Violence Targeted At Shiites On Holy Day Kills 60 In Iraq

Team Infidel

Forum Spin Doctor
Washington Post
January 31, 2007
Pg. 11

Cultists' Toll in Fierce Battle Sunday Put at 263
By Ernesto Londono and Saad Sarhan, Washington Post Staff Writers
BAGHDAD, Jan. 30 -- Attackers using bombs, rockets and guns killed at least 60 Shiite worshipers Tuesday as they observed their most sacred holiday, Iraqi officials said.
The day's deadliest incident occurred in the town of Baladruz, in Diyala province in eastern Iraq, when a suicide bomber walked through the main gate of the Ali al-Akbar mosque and detonated his explosives, killing 17 people and injuring at least 57, according to Ali al-Khaiyam, a police spokesman.

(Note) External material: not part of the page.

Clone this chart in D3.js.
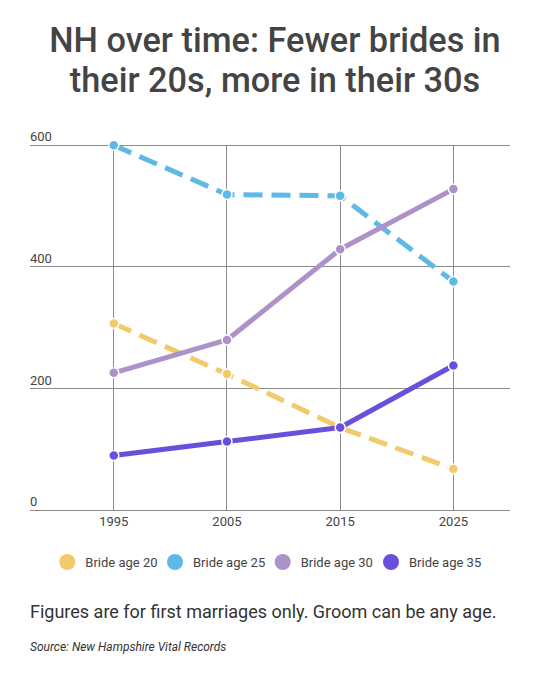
<!DOCTYPE html>
<html><head><meta charset="utf-8">
<script src="https://cdn.jsdelivr.net/npm/d3@7"></script>
<style>body{margin:0;background:#fff;font-family:Roboto,"Open Sans",sans-serif;}</style>
</head><body><svg id="c" width="550" height="675"></svg>
<script>
const years = [1995, 2005, 2015, 2025];
const seriesNames = ["Bride age 20", "Bride age 25", "Bride age 30", "Bride age 35"];
const age20 = [307, 224, 136, 68];
const age25 = [600, 519, 517, 376];
const age30 = [226, 280, 429, 528];
const age35 = [90, 113, 136, 238];
const yTicks = [0, 200, 400, 600];
const colors = ["#f1cb6b", "#5db9e6", "#ad92c9", "#6a4fdc"];
const dashed = [true, true, false, false];
const titleLines = ["NH over time: Fewer brides in", "their 20s, more in their 30s"];
const note = "Figures are for first marriages only. Groom can be any age.";
const source = "Source: New Hampshire Vital Records";

const allSeries = [age20, age25, age30, age35];
const svg = d3.select("#c");
const x = d3.scaleLinear().domain([1987.6, 2030]).range([30, 510]);
const y = d3.scaleLinear().domain([0, 600]).range([510.3, 145.3]);

svg.selectAll("text.title").data(titleLines).join("text")
  .attr("x", 275).attr("y", (d,i)=>52+i*40).attr("text-anchor","middle")
  .attr("font-size", 34.3).attr("font-weight", 500).attr("fill","#444").text(d=>d);

// grid
svg.append("g").selectAll("line").data(yTicks).join("line")
  .attr("x1",30).attr("x2",510).attr("y1",d=>y(d)).attr("y2",d=>y(d))
  .attr("stroke","#8c8c8c").attr("stroke-width",1).attr("shape-rendering","crispEdges");
svg.append("g").selectAll("line").data(years).join("line")
  .attr("x1",d=>x(d)).attr("x2",d=>x(d)).attr("y1",y(600)).attr("y2",y(0))
  .attr("stroke","#8c8c8c").attr("stroke-width",1).attr("shape-rendering","crispEdges");
svg.append("g").selectAll("text").data(yTicks).join("text")
  .attr("x",30).attr("y",d=>y(d)-4).attr("font-size",13).attr("fill","#444").text(d=>d);
svg.append("g").selectAll("text").data(years).join("text")
  .attr("x",d=>x(d)).attr("y",526).attr("text-anchor","middle").attr("font-size",13).attr("fill","#444").text(d=>d);

const line = d3.line().x((d,i)=>x(years[i])).y(d=>y(d));
allSeries.forEach((s,k)=>{
  const g = svg.append("g");
  g.append("path").attr("d", line(s)).attr("fill","none").attr("stroke",colors[k])
    .attr("stroke-width",5).attr("stroke-dasharray", dashed[k] ? "19,9" : null)
    .attr("stroke-linejoin","round");
  g.selectAll("circle").data(s).join("circle")
    .attr("cx",(d,i)=>x(years[i])).attr("cy",d=>y(d)).attr("r",5)
    .attr("fill",colors[k]).attr("stroke","#fff").attr("stroke-width",1.5);
});

// legend
const legX = [67.3, 175, 282.7, 391];
const leg = svg.append("g").selectAll("g").data(seriesNames).join("g")
  .attr("transform",(d,i)=>`translate(${legX[i]},562)`);
leg.append("circle").attr("r",8).attr("fill",(d,i)=>colors[i]);
leg.append("text").attr("x",18).attr("y",4.5).attr("font-size",13).attr("fill","#444").text(d=>d);

svg.append("text").attr("x",30).attr("y",618).attr("font-size",18).attr("fill","#333").text(note);
svg.append("text").attr("x",30).attr("y",651).attr("font-size",12).attr("font-style","italic").attr("fill","#333").text(source);
</script></body></html>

The worshipers were marking Ashura, which commemorates the death of the prophet Muhammad's grandson in a 7th-century battle at Karbala, in what is now southern Iraq. The city is the focal point of the 10-day festival, which culminated Tuesday.

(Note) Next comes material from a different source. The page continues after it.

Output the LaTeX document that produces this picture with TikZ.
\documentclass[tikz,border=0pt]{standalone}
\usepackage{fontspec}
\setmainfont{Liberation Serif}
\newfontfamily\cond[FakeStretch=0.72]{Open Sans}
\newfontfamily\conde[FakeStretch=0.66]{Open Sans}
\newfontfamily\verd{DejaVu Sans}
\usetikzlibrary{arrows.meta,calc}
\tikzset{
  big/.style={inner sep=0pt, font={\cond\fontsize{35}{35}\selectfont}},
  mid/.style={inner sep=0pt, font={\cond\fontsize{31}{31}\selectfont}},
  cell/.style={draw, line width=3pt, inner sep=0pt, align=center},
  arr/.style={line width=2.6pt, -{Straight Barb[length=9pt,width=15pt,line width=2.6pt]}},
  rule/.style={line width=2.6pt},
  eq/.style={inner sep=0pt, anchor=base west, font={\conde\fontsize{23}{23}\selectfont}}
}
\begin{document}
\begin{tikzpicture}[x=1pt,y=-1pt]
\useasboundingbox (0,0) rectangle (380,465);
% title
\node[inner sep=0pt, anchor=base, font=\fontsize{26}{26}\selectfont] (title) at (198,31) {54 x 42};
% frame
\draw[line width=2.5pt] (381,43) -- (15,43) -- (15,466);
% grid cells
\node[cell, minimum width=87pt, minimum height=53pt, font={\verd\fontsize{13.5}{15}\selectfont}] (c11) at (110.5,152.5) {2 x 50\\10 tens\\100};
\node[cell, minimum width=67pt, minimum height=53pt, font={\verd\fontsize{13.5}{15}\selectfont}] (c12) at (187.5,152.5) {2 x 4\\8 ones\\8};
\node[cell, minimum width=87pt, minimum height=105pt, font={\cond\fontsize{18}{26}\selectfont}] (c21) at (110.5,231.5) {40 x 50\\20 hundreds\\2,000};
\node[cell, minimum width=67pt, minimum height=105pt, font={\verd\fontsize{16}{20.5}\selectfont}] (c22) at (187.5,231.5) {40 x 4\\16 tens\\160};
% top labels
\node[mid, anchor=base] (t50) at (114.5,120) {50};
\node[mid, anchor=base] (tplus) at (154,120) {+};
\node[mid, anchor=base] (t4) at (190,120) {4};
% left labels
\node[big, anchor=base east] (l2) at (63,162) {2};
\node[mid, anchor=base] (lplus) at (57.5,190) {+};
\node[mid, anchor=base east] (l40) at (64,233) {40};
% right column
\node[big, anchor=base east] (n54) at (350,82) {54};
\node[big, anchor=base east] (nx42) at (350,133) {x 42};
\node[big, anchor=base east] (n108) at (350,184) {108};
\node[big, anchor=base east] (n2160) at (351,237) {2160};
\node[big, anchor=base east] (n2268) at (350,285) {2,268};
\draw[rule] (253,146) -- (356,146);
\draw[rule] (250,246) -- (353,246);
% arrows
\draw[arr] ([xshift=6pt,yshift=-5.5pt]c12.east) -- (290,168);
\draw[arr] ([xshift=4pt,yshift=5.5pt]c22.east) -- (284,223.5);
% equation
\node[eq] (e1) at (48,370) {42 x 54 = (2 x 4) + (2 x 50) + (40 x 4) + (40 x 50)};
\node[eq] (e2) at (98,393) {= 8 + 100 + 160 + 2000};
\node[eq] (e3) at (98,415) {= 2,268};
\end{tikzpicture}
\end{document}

At least 11 other Shiites observing the holiday were killed in Khanaqin, also in Diyala, near the Iranian border, after a bomb left at a market exploded, Khaiyam said.
A roadside bomb killed 15 Shiites participating in an Ashura procession in Baqubah, the capital of Diyala, and injured at least 30 civilians, according to Brig. Sadoun Salih of the Interior Ministry.

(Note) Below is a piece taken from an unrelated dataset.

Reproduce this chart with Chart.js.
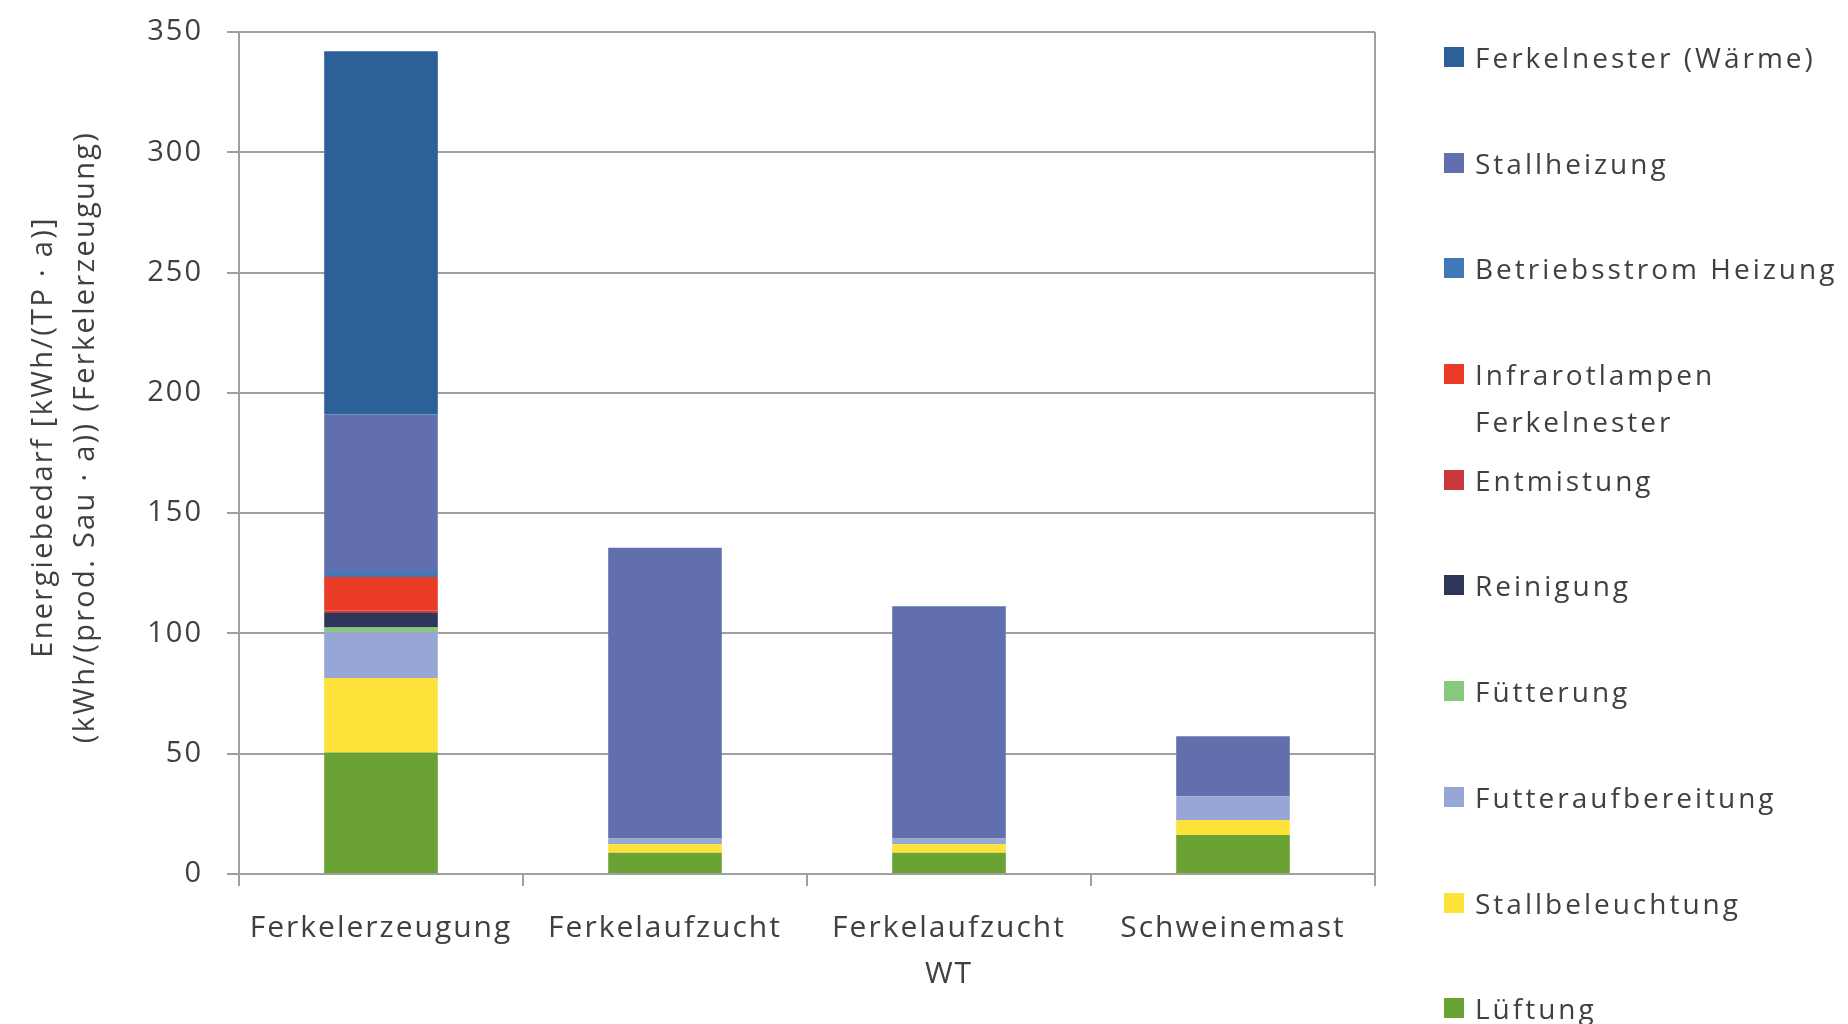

Five other people were killed in the province in other violent acts, Khaiyam said.
Violence targeting Shiites also broke out in Baghdad. A roadside bomb in the sprawling Shiite enclave of Sadr City struck an Ashura procession, killing seven people and wounding 23, Salih said.
In other neighborhoods, gunmen fired Katyusha rockets at processions and used machine guns to attack passing buses heading to Karbala, Salih added. He said at least three people died in those incidents.
In another attack on Shiites headed to Karbala, gunmen opened fire on passengers in a bus leaving Baghdad, killing seven, Salih said.
Mortar shells crashed down into the predominantly Shiite neighborhood of Kadhimiyah, in northern Baghdad, on Tuesday morning. "We have stopped going out or moving in the neighborhood, because one of the rockets fell just in front of my house," resident Yaarub Fadhil Hussein, 41, said in a telephone interview.
Meanwhile, at the scene of a fierce day-long battle Sunday near Najaf between the followers of a Shiite cult leader and Iraqi and U.S. troops, a clearer picture of the group emerged Tuesday as Iraqi investigators explored its village. A Washington Post special correspondent toured the site.
The village, home to at least 700 people, had several brick houses, a large tented area where meals were served, a printing press used to publish a newspaper, and stockpiles of dry food. There were also a small mosque and dozens of vehicles.
After two days of varying estimates, Iraqi officials said Tuesday that 263 members of the group were killed in Sunday's battle. Provincial officials, who last month took control of security matters in Najaf province, said they acted on intelligence reports to thwart what they described as a plot to conduct a large-scale attack on Shiite leaders and shrines. Such an attack could have exacerbated sectarian violence in Iraq.
Iraqi officials said they were still sifting through conflicting accounts of the leader's background and motivation. The man, identified by a spokesman for the prime minister's office as Samer Abu Kamar, claimed to be the 12th imam, a messianic figure who Shiites believe will reemerge after a centuries-long disappearance to restore order and justice in a war-weary world.
Ahmad Diabel, a spokesman for the Najaf provincial government, said investigators believe that the group, known as the Soldiers of Heaven, received funding from al-Qaeda in Iraq, a Sunni insurgent group that has often targeted Shiites.
"This is definitely a great victory for the security forces, especially in Najaf," Col. Ali Nomas Jerao, a spokesman for those forces, said Tuesday. He said the operation was the first under full Iraqi military control to defeat "terrorists in the mid-Euphrates area." U.S. air and ground units supported the Iraqi troops.
Iraqi investigators combed the destroyed village, walking among piles of charred corpses, ash and debris. They also began questioning about 500 men detained after the battle.
Abu Kamar, a Shiite, might have sought to target Shiite leaders because he saw them as a threat to his messianic claim, officials and a scholar said. Officials described his followers as uneducated people who might have been drawn to him as a symbol of hope and redemption.
In recent months, the group's members cut nearly all ties to the outside world, Iraqi officials said. The armed men planned to travel to Najaf on buses, in the guise of ordinary Shiite pilgrims observing Ashura, they said. The attack was probably intended to unfold Tuesday.
Sarhan reported from Najaf. Staff writer Joshua Partlow and special correspondents Naseer Nouri and Khalid Saffar in Baghdad contributed to this report.